The Gallup poll has not specifically asked about views on the age of the Earth.

Rubio attends a Baptist church in southern Florida but also considers himself “a practicing Catholic.”

He was born Catholic, but his family converted to Mormonism when Rubio was 8 years old, according to Rubio’s recent memoir. The family left its LDS faith behind when it moved from Nevada back to Florida and Rubio was confirmed in the Catholic Church.

Catholic teaching is that science and faith are not at odds with one another and it is possible to believe what scientists say about the Earth’s age and in God. But many evangelical churches, including Baptist ones, promote a version of creationism.

When CNN reached out to Rubio’s Baptist church in Florida on Monday, a person answering the phone would not comment on its teachings about the Earth’s age and said that a church representative was unlikely to be available in the near term.

During the GQ interview, Rubio argued that “there are multiple theories out there on how the universe was created and I think this is a country where people should have the opportunity to teach them all.”

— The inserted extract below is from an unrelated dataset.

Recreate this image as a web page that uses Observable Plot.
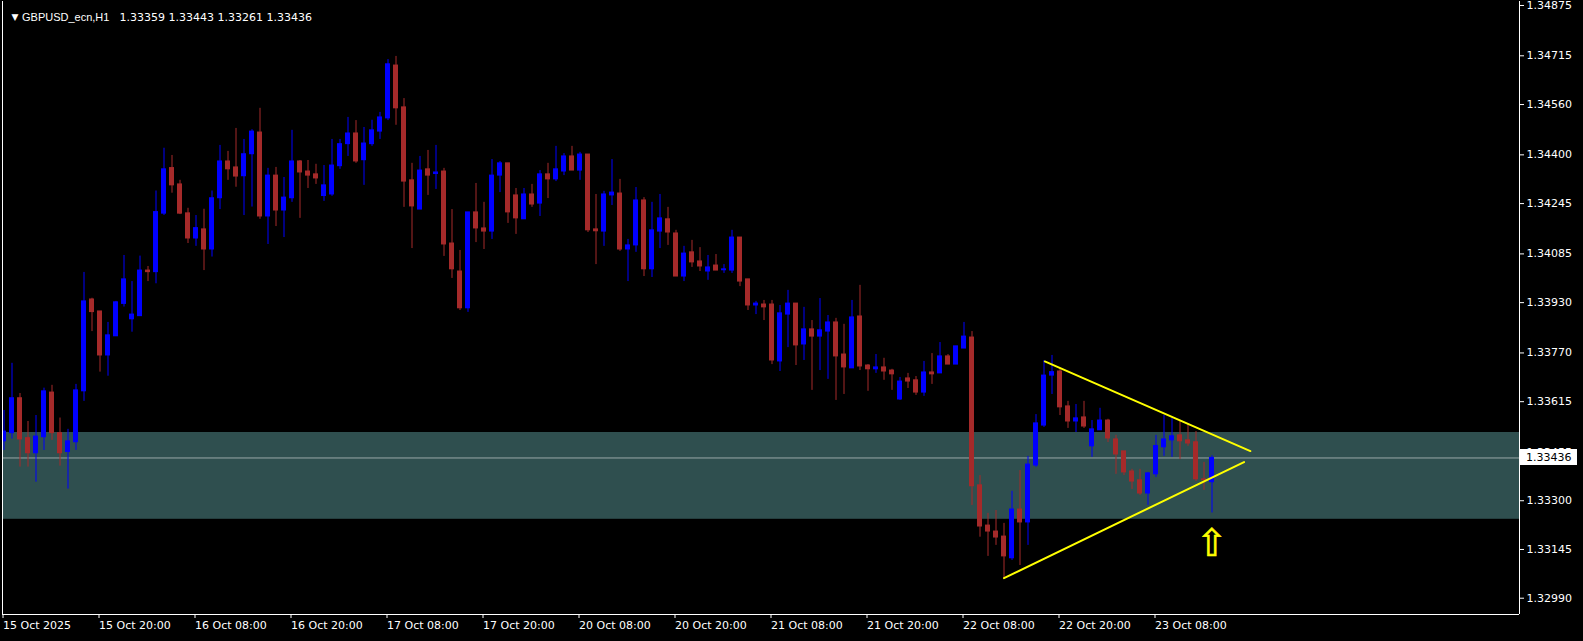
<!DOCTYPE html>
<html><head><meta charset="utf-8">
<script src="https://cdn.jsdelivr.net/npm/d3@7"></script>
<script src="https://cdn.jsdelivr.net/npm/@observablehq/plot@0.6"></script>
<style>html,body{margin:0;padding:0;background:#000;overflow:hidden}</style>
</head><body><div id="chart"></div>
<script>
const symbol = "GBPUSD_ecn,H1";
const opens = [1.33489,1.33515,1.33626,1.33499,1.33451,1.33502,1.33644,1.33515,1.33455,1.33486,
1.33648,1.33940,1.33902,1.33762,1.33823,1.33926,1.33877,1.33887,1.34032,1.34027,
1.34213,1.34358,1.34306,1.34214,1.34134,1.34163,1.34099,1.34262,1.34379,1.34360,
1.34332,1.34402,1.34471,1.34204,1.34334,1.34223,1.34262,1.34379,1.34347,1.34338,
1.34269,1.34274,1.34364,1.34434,1.34468,1.34383,1.34434,1.34474,1.34516,1.34684,
1.34551,1.34319,1.34226,1.34354,1.34339,1.34347,1.34118,1.34029,1.33912,1.34217,
1.34166,1.34156,1.34334,1.34373,1.34271,1.34195,1.34274,1.34245,1.34338,1.34322,
1.34347,1.34395,1.34350,1.34401,1.34163,1.34156,1.34271,1.34277,1.34099,1.34112,
1.34255,1.34036,1.34156,1.34195,1.34150,1.34013,1.34090,1.34061,1.34029,1.34048,
1.34033,1.34032,1.34137,1.34004,1.33921,1.33924,1.33924,1.33743,1.33892,1.33927,
1.33797,1.33845,1.33822,1.33838,1.33867,1.33765,1.33721,1.33886,1.33730,1.33718,
1.33724,1.33714,1.33622,1.33689,1.33683,1.33644,1.33708,1.33705,1.33759,1.33733,
1.33784,1.33819,1.33349,1.33221,1.33202,1.33186,1.33117,1.33272,1.33231,1.33412,
1.33539,1.33698,1.33711,1.33600,1.33552,1.33565,1.33473,1.33524,1.33555,1.33495,
1.33457,1.33393,1.33365,1.33323,1.33384,1.33470,1.33492,1.33508,1.33492,1.33486,
1.33368,1.33359];
const highs = [1.33587,1.33737,1.33641,1.33552,1.33571,1.33658,1.33667,1.33563,1.33527,1.33670,
1.34026,1.33944,1.33902,1.33867,1.33934,1.34080,1.33997,1.34078,1.34045,1.34285,
1.34421,1.34398,1.34319,1.34230,1.34207,1.34227,1.34285,1.34430,1.34411,1.34484,
1.34449,1.34480,1.34548,1.34357,1.34360,1.34328,1.34478,1.34382,1.34382,1.34370,
1.34366,1.34449,1.34449,1.34519,1.34509,1.34487,1.34510,1.34535,1.34703,1.34713,
1.34579,1.34373,1.34395,1.34414,1.34430,1.34357,1.34226,1.34096,1.34217,1.34309,
1.34249,1.34385,1.34379,1.34373,1.34293,1.34293,1.34306,1.34350,1.34373,1.34427,
1.34404,1.34427,1.34408,1.34401,1.34274,1.34284,1.34385,1.34322,1.34131,1.34296,
1.34264,1.34249,1.34274,1.34233,1.34160,1.34109,1.34128,1.34105,1.34080,1.34083,
1.34051,1.34160,1.34137,1.34004,1.33934,1.33937,1.33937,1.33921,1.33969,1.33927,
1.33915,1.33873,1.33943,1.33889,1.33880,1.33861,1.33937,1.33985,1.33733,1.33765,
1.33753,1.33718,1.33692,1.33705,1.33695,1.33743,1.33768,1.33803,1.33765,1.33791,
1.33867,1.33838,1.33380,1.33260,1.33269,1.33228,1.33330,1.33396,1.33441,1.33574,
1.33746,1.33762,1.33721,1.33616,1.33606,1.33616,1.33555,1.33594,1.33559,1.33508,
1.33457,1.33400,1.33400,1.33390,1.33508,1.33571,1.33562,1.33555,1.33543,1.33520,
1.33422,1.33443];
const lows = [1.33460,1.33496,1.33407,1.33407,1.33359,1.33460,1.33492,1.33410,1.33337,1.33460,
1.33616,1.33838,1.33709,1.33696,1.33823,1.33916,1.33836,1.33887,1.33997,1.33990,
1.34207,1.34278,1.34210,1.34118,1.34109,1.34032,1.34075,1.34226,1.34319,1.34297,
1.34207,1.34234,1.34195,1.34115,1.34172,1.34137,1.34249,1.34198,1.34293,1.34306,
1.34252,1.34268,1.34354,1.34395,1.34373,1.34303,1.34427,1.34449,1.34509,1.34494,
1.34233,1.34102,1.34226,1.34271,1.34290,1.34077,1.34007,1.33905,1.33899,1.34121,
1.34099,1.34131,1.34280,1.34182,1.34147,1.34195,1.34233,1.34204,1.34261,1.34315,
1.34334,1.34350,1.34319,1.34153,1.34051,1.34109,1.34239,1.34093,1.33997,1.34090,
1.34013,1.34010,1.34102,1.34112,1.34013,1.33997,1.34042,1.34029,1.34001,1.34032,
1.34023,1.34023,1.33981,1.33905,1.33892,1.33873,1.33733,1.33711,1.33787,1.33730,
1.33746,1.33651,1.33714,1.33686,1.33619,1.33638,1.33721,1.33714,1.33648,1.33705,
1.33683,1.33651,1.33619,1.33657,1.33635,1.33632,1.33670,1.33705,1.33733,1.33733,
1.33784,1.33285,1.33184,1.33123,1.33158,1.33053,1.33110,1.33094,1.33158,1.33406,
1.33533,1.33638,1.33571,1.33530,1.33517,1.33530,1.33438,1.33524,1.33485,1.33384,
1.33380,1.33336,1.33317,1.33285,1.33374,1.33441,1.33438,1.33431,1.33473,1.33361,
1.33333,1.33261];
const closes = [1.33520,1.33626,1.33495,1.33451,1.33504,1.33648,1.33515,1.33451,1.33489,1.33651,
1.33934,1.33900,1.33762,1.33826,1.33931,1.34004,1.33892,1.34032,1.34027,1.34218,
1.34354,1.34303,1.34213,1.34134,1.34167,1.34099,1.34262,1.34379,1.34354,1.34331,
1.34402,1.34474,1.34204,1.34334,1.34223,1.34264,1.34379,1.34344,1.34334,1.34325,
1.34303,1.34366,1.34434,1.34468,1.34379,1.34436,1.34478,1.34519,1.34688,1.34548,
1.34315,1.34236,1.34350,1.34334,1.34344,1.34115,1.34036,1.33912,1.34217,1.34166,
1.34156,1.34334,1.34373,1.34217,1.34198,1.34274,1.34242,1.34338,1.34322,1.34354,
1.34395,1.34350,1.34401,1.34160,1.34157,1.34274,1.34280,1.34099,1.34112,1.34255,
1.34036,1.34160,1.34198,1.34153,1.34013,1.34086,1.34058,1.34045,1.34042,1.34032,
1.34036,1.34137,1.33997,1.33921,1.33927,1.33915,1.33746,1.33896,1.33927,1.33794,
1.33845,1.33822,1.33842,1.33867,1.33759,1.33724,1.33883,1.33727,1.33718,1.33724,
1.33711,1.33702,1.33679,1.33679,1.33644,1.33708,1.33702,1.33759,1.33733,1.33791,
1.33822,1.33346,1.33218,1.33202,1.33183,1.33123,1.33272,1.33231,1.33415,1.33546,
1.33698,1.33709,1.33597,1.33552,1.33562,1.33536,1.33527,1.33555,1.33498,1.33447,
1.33390,1.33361,1.33323,1.33387,1.33474,1.33495,1.33505,1.33489,1.33482,1.33368,
1.33365,1.33436];

const yTicks = [1.34875,1.34715,1.34560,1.34400,1.34245,1.34085,1.33930,1.33770,1.33615,1.33455,1.33300,1.33145,1.32990];
const xTickBars = [0,12,24,36,48,60,72,84,96,108,120,132,144];
const xTickLabels = ["15 Oct 2025","15 Oct 20:00","16 Oct 08:00","16 Oct 20:00","17 Oct 08:00","17 Oct 20:00","20 Oct 08:00","20 Oct 20:00","21 Oct 08:00","21 Oct 20:00","22 Oct 08:00","22 Oct 20:00","23 Oct 08:00"];
const zone = [{low: 1.33241, high: 1.33517}];
const upperLine = [{i: 130.1, p: 1.33743}, {i: 155.8, p: 1.33458}];
const lowerLine = [{i: 125.0, p: 1.33054}, {i: 155.0, p: 1.33423}];
const arrowMark = [{i: 151, p: 1.33163}];

const bars = opens.map((o, i) => ({i, open: o, high: highs[i], low: lows[i], close: closes[i]}));
const last = bars[bars.length - 1];
const BULL = "#0000ff", BEAR = "#a52a2a";
const col = d => d.close >= d.open ? BULL : BEAR;
const xDomain = [-0.1875, 189.4375];
const yDomain = [1.329382, 1.348877];
const fmt = v => v.toFixed(5);

function priceLabel(price) {
  return (index, scales, values, dims) => {
    const y = Math.round(scales.y(price));
    const x0 = dims.width - dims.marginRight + 1;
    const g = d3.create("svg:g");
    g.append("rect").attr("x", x0).attr("y", y - 8).attr("width", 57).attr("height", 16).attr("fill", "#ffffff");
    g.append("text").attr("x", x0 + 6).attr("y", y).attr("dy", "0.35em").attr("text-anchor", "start")
      .attr("font-family", "DejaVu Sans").attr("font-size", 11).attr("fill", "#000").text(fmt(price));
    return g.node();
  };
}

const chart = Plot.plot({
  width: 1583, height: 641,
  marginLeft: 2, marginRight: 64, marginTop: 1, marginBottom: 27,
  style: {background: "#000", color: "#fff", fontFamily: "DejaVu Sans", fontSize: "11px"},
  x: {type: "linear", domain: xDomain, axis: null, label: null},
  y: {type: "linear", domain: yDomain, axis: null, label: null},
  color: {type: "identity"},
  marks: [
    Plot.rect(zone, {x1: () => xDomain[0], x2: () => xDomain[1], y1: "low", y2: "high", fill: "#2f4f4f"}),
    Plot.ruleY([last.close], {stroke: "#9aa8a8", strokeWidth: 1}),
    Plot.ruleX(bars, {x: "i", y1: "low", y2: "high", stroke: col, clip: true}),
    Plot.rect(bars, {x1: d => d.i - 0.3125, x2: d => d.i + 0.3125, y1: "open", y2: "close", fill: col, insetTop: -0.5, insetBottom: -0.5, clip: true}),
    Plot.line(upperLine, {x: "i", y: "p", stroke: "#ffff00", strokeWidth: 2}),
    Plot.line(lowerLine, {x: "i", y: "p", stroke: "#ffff00", strokeWidth: 2}),
    Plot.text(arrowMark, {x: "i", y: "p", text: () => "\u21E7", fill: "#ffff00", stroke: "#ffff00", strokeWidth: 0.6, fontSize: 38, fontFamily: "DejaVu Sans"}),
    Plot.ruleX([xDomain[0]], {stroke: "#fff"}),
    Plot.ruleX([xDomain[1]], {stroke: "#fff"}),
    Plot.ruleY([yDomain[0]], {stroke: "#fff"}),
    Plot.axisY(yTicks, {anchor: "right", label: null, tickSize: 4, tickPadding: 3, tickFormat: fmt, stroke: "#fff", fill: "#fff", fontFamily: "DejaVu Sans", fontSize: 11}),
    Plot.axisX(xTickBars, {anchor: "bottom", label: null, tickSize: 4, tickPadding: 3, tickFormat: d => xTickLabels[xTickBars.indexOf(d)], textAnchor: "start", dx: -1, stroke: "#fff", fill: "#fff", fontFamily: "DejaVu Sans", fontSize: 11}),
    priceLabel(last.close),
    Plot.text(["\u25BC"], {frameAnchor: "top-left", dx: 9, dy: 12, fill: "#fff", fontSize: 9, fontFamily: "DejaVu Sans"}),
    Plot.text([symbol], {frameAnchor: "top-left", dx: 19.5, dy: 12, textAnchor: "start", fill: "#fff", fontSize: 11, fontFamily: "Liberation Sans"}),
    Plot.text([[last.open, last.high, last.low, last.close].map(fmt).join(" ")], {frameAnchor: "top-left", dx: 117, dy: 12, textAnchor: "start", fill: "#fff", fontSize: 11, fontFamily: "DejaVu Sans"})
  ]
});
document.getElementById("chart").appendChild(chart);
</script>
</body></html>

For the past 30 years, the “equal-time argument” –- the idea that Creationism taught alongside evolution -– has been popular method for Creationists to advance their cause. In the late 1980s, some state legislatures passed bills that promoted the idea of a balanced treatment of both ideas in the classroom.

In 1987, the issue made it all the way to the Supreme Court, where a Louisiana "equal-time law" was struck down. The court ruled that teaching creationism in public school classrooms was a violation of the Establishment Cause in the Constitution, which is commonly referred to as the separation of church and state.

- Dan Merica

Filed under: Creationism • Politics

soundoff (6,211 Responses)
  1. Ned Flanders

    I am loving the exposure of these comments. We need to shine a light on this kind of nonsense in America. If you live in the mountains and were home schooled by your unschooled mom, creationist beliefs may be a forgivable offense. But if you're a young up-and-comer type like Rubio is then the public needs to know what they're getting with this guy. I don't believe for a second he eschews the science. It's clear he's pandering to the young earth morons. That is even worse than the ignorance he claims on the subject.

    November 20, 2012 at 8:06 am |
    • The GOP need to pack up and leave

      There's no excuse for this lack of education in a public official.

      Even if you try to fudge the numbers a bit, there's no way the earth is only 6000 years old like some of the fundies believe. Now I could see being off a few million years in age since the earth is billions of year old, but that's no different than being off a few months when guessing the age of someone who's 110.

      November 20, 2012 at 8:36 am |
  2. Dan, TX

    America is doomed if our political leaders can't understand or don't trust in Science. Science is what made America great – not religion.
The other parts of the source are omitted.